When developing websites the most problematic thing I often come across is the various ways browsers will render a html element. If you do not have any CSS plugged into a html page the browser has pre-set rendering for all the html tags (eg. "h1" tags, "p" tags etc). Firefox will interpret html slightly differently to Safari and Safari will interpret it differently to IE - IE interprets it differently in all its versions (!), and so sometimes you are left with the nightmare job of trying to make things look the way they should.
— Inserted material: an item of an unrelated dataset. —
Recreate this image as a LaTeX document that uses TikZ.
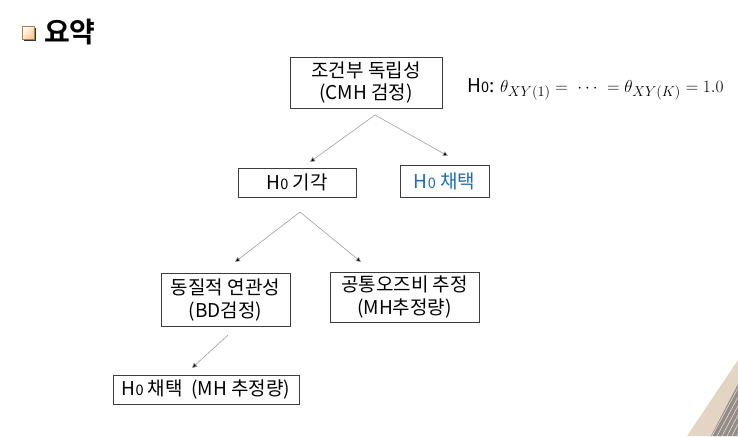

The way you do this is by telling the browser exactly what you want.I recently came across this piece of css from the Yahoo User Interface Library:

body,div,dl,dt,dd,ul,ol,li,h1,h2,h3,h4,h5,

h6,pre,form,fieldset,input,textarea,p,blockquote,th,td {margin:0;padding:0;}

table {border-collapse:collapse;border-spacing:0;}

fieldset,img {border:0;}

address,caption,cite,code,dfn,em,strong,th,var {font-style:normal;font-weight:normal;}

ol,ul {list-style:none;}

caption,th {text-align:left;}

h1,h2,h3,h4,h5,h6 {font-size:100%;font-weight:normal;}

q:before,q:after {content:'';}abbr,acronym { border:0;}

Basically this strips all the styling out of the html elements, it "resets" the css. This means that you are forced to specify everything and therefore you do not rely on a browser to interpret your code using its default rendering. You have told it what to do and so it should do it (should!). I've found it really handy and so thought I'd post it up for others to be aware of.To use simply copy and paste the above code into the beginning of your css file and continue as usual - however remember every html tag you use needs to be styled. Enjoy.Yahhhhhh Whooooooooo Ohhhhh!

Comments

Good call, Matt. I normally use this one:

http://leftjustified.net/journal/2004/10/19/global-ws-reset/

But I can see that the Yahoo one goes into more depth.